# Sway Back?



## SystemFreak (Dec 1, 2011)

Is she rideable? she is between the ages of 16 and 20


----------



## gigem88 (May 10, 2011)

I've seen some alot worse than that! I would get her vetted with an over all health check since she is a senior horse.


----------



## SystemFreak (Dec 1, 2011)

I actually just brought her to the vet yesterday to get her teeth floated and they didn't mention anything about her back. But I've also heard some vets don't want to offend horse owners. I will ask next time for sure


----------



## HorseyyGal (Jun 20, 2011)

She doesnt look tooooo bad to me! Deffo get her checked out by a vet & back specialast if you can


----------



## xxGallopxx (Dec 1, 2011)

Sway backs actually don't hurt horses... It shouldn't affect her. I've seen horses way worse then that. She should be fine  If you want, just go ahead and have your vet look at her, but I know 2 horses that have worse then that and they are active therapy horses.


----------



## goneriding (Jun 6, 2011)

She looks a tad heavy, maybe it's the picture. I'd be concerned with saddle fit.


----------



## xxGallopxx (Dec 1, 2011)

goneriding said:


> She looks a tad heavy, maybe it's the picture. I'd be concerned with saddle fit.
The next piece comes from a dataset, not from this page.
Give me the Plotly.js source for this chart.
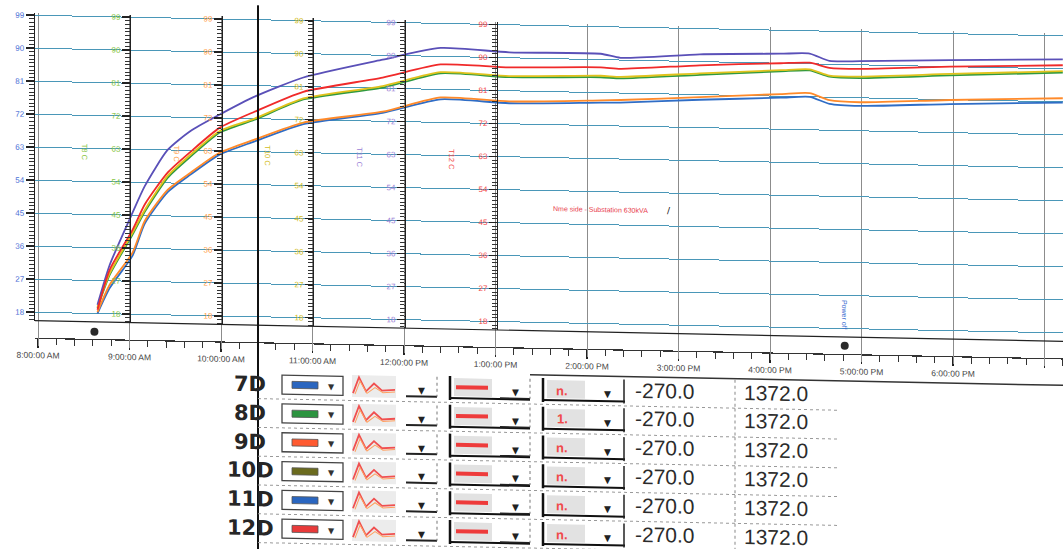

Yeah, you should be extra careful about saddle fit.


----------



## wyominggrandma (Nov 4, 2009)

There is a saddle pad made especially for sway back horses by Reinsman. It actually has padding that "bridges" the space between the withers and the rump and makes the saddle fit really good. It has the "tacky too" backing so doesn't slip.
My husband used one on his old horse on the trails, hunting and packing and he had a sway back as bad if not worse than this horse.


----------